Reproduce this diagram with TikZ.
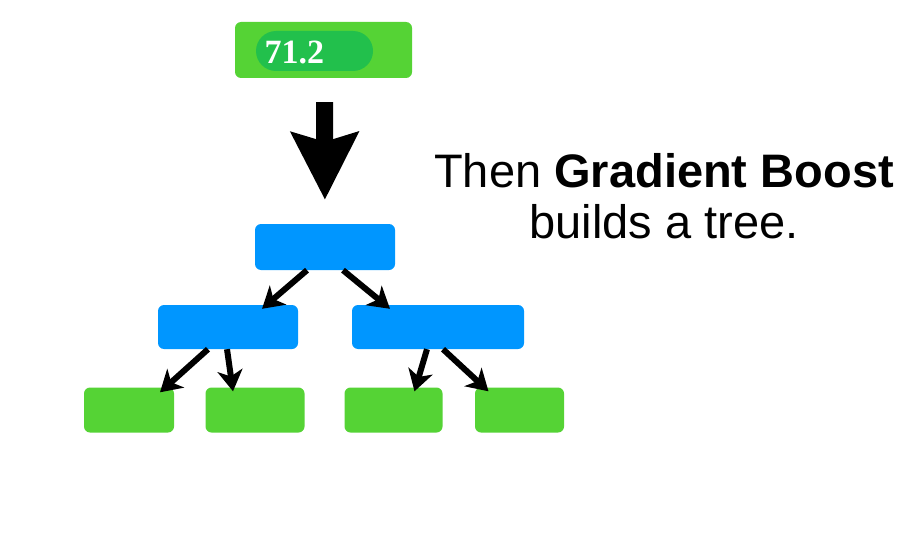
\documentclass[tikz,border=0pt]{standalone}
\usepackage{fontspec}
\setmainfont{Liberation Sans}
\newfontfamily\numfont{Liberation Serif}
\usetikzlibrary{arrows.meta,positioning}
\definecolor{leafgreen}{HTML}{55D335}
\definecolor{pillgreen}{HTML}{22C04C}
\definecolor{nodeblue}{HTML}{0096FF}

\tikzset{
  greenbox/.style={fill=leafgreen, rounded corners=6pt, minimum height=45pt, inner sep=0pt},
  bluebox/.style={fill=nodeblue, rounded corners=6pt, minimum height=45pt, inner sep=0pt},
  treearrow/.style={line width=6pt, -{Stealth[length=21pt, width=25pt, inset=6pt]}},
  bigarrow/.style={line width=17pt, -{Stealth[length=67pt, width=66pt, inset=9pt]}}
}

\begin{document}
\begin{tikzpicture}[x=1pt, y=-1pt]
\useasboundingbox (0,0) rectangle (900,543);
% starting prediction
\node[greenbox, minimum width=177pt, minimum height=56pt] (start) at (323.5,50) {};
\node[fill=pillgreen, rounded corners=20pt, minimum width=117pt, minimum height=40pt, inner sep=0pt] (pill) at (314.5,51) {};
\node[text=white, font=\numfont\bfseries\fontsize{34}{34}\selectfont, anchor=west] (val) at (261,52) {71.2};
% the tree
\node[bluebox, minimum width=140pt, minimum height=46pt] (root) at (325,247) {};
\node[bluebox, minimum width=140pt, minimum height=44pt] (lft) at (228,327) {};
\node[bluebox, minimum width=172pt, minimum height=44pt] (rgt) at (438,327) {};
\node[greenbox, minimum width=90pt] (l1) at (129,410) {};
\node[greenbox, minimum width=99pt] (l2) at (255,410) {};
\node[greenbox, minimum width=98pt] (l3) at (393.5,410) {};
\node[greenbox, minimum width=89pt] (l4) at (519.5,410) {};
\draw[bigarrow, shorten <=24pt, shorten >=24pt] ([xshift=1pt]start.south) -- (root.north);
\draw[treearrow] ([xshift=-18pt]root.south) -- ([xshift=34pt, yshift=-4pt]lft.north);
\draw[treearrow] ([xshift=18pt]root.south) -- ([xshift=-48pt, yshift=-4pt]rgt.north);
\draw[treearrow] ([xshift=-20pt]lft.south) -- ([xshift=31pt, yshift=-5pt]l1.north);
\draw[treearrow] ([xshift=-1pt]lft.south) -- ([xshift=-22pt, yshift=-4pt]l2.north);
\draw[treearrow] ([xshift=-11pt]rgt.south) -- ([xshift=21pt, yshift=-4pt]l3.north);
\draw[treearrow] ([xshift=5pt]rgt.south) -- ([xshift=-31pt, yshift=-4pt]l4.north);
% caption
\node[align=center, font=\fontsize{47}{51}\selectfont, anchor=base] (caption) at (664,238)
  {Then \textbf{Gradient Boost}\\builds a tree.};
\end{tikzpicture}
\end{document}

The problem:
Copy out all the data without changing anything, and drop the pictures.

Solved exercise:
Reproduce this diagram with TikZ.
\documentclass[tikz,border=0pt]{standalone}
\usepackage{fontspec}
\setmainfont{Liberation Sans}
\newfontfamily\numfont{Liberation Serif}
\usetikzlibrary{arrows.meta,positioning}
\definecolor{leafgreen}{HTML}{55D335}
\definecolor{pillgreen}{HTML}{22C04C}
\definecolor{nodeblue}{HTML}{0096FF}

\tikzset{
  greenbox/.style={fill=leafgreen, rounded corners=6pt, minimum height=45pt, inner sep=0pt},
  bluebox/.style={fill=nodeblue, rounded corners=6pt, minimum height=45pt, inner sep=0pt},
  treearrow/.style={line width=6pt, -{Stealth[length=21pt, width=25pt, inset=6pt]}},
  bigarrow/.style={line width=17pt, -{Stealth[length=67pt, width=66pt, inset=9pt]}}
}

\begin{document}
\begin{tikzpicture}[x=1pt, y=-1pt]
\useasboundingbox (0,0) rectangle (900,543);
% starting prediction
\node[greenbox, minimum width=177pt, minimum height=56pt] (start) at (323.5,50) {};
\node[fill=pillgreen, rounded corners=20pt, minimum width=117pt, minimum height=40pt, inner sep=0pt] (pill) at (314.5,51) {};
\node[text=white, font=\numfont\bfseries\fontsize{34}{34}\selectfont, anchor=west] (val) at (261,52) {71.2};
% the tree
\node[bluebox, minimum width=140pt, minimum height=46pt] (root) at (325,247) {};
\node[bluebox, minimum width=140pt, minimum height=44pt] (lft) at (228,327) {};
\node[bluebox, minimum width=172pt, minimum height=44pt] (rgt) at (438,327) {};
\node[greenbox, minimum width=90pt] (l1) at (129,410) {};
\node[greenbox, minimum width=99pt] (l2) at (255,410) {};
\node[greenbox, minimum width=98pt] (l3) at (393.5,410) {};
\node[greenbox, minimum width=89pt] (l4) at (519.5,410) {};
\draw[bigarrow, shorten <=24pt, shorten >=24pt] ([xshift=1pt]start.south) -- (root.north);
\draw[treearrow] ([xshift=-18pt]root.south) -- ([xshift=34pt, yshift=-4pt]lft.north);
\draw[treearrow] ([xshift=18pt]root.south) -- ([xshift=-48pt, yshift=-4pt]rgt.north);
\draw[treearrow] ([xshift=-20pt]lft.south) -- ([xshift=31pt, yshift=-5pt]l1.north);
\draw[treearrow] ([xshift=-1pt]lft.south) -- ([xshift=-22pt, yshift=-4pt]l2.north);
\draw[treearrow] ([xshift=-11pt]rgt.south) -- ([xshift=21pt, yshift=-4pt]l3.north);
\draw[treearrow] ([xshift=5pt]rgt.south) -- ([xshift=-31pt, yshift=-4pt]l4.north);
% caption
\node[align=center, font=\fontsize{47}{51}\selectfont, anchor=base] (caption) at (664,238)
  {Then \textbf{Gradient Boost}\\builds a tree.};
\end{tikzpicture}
\end{document}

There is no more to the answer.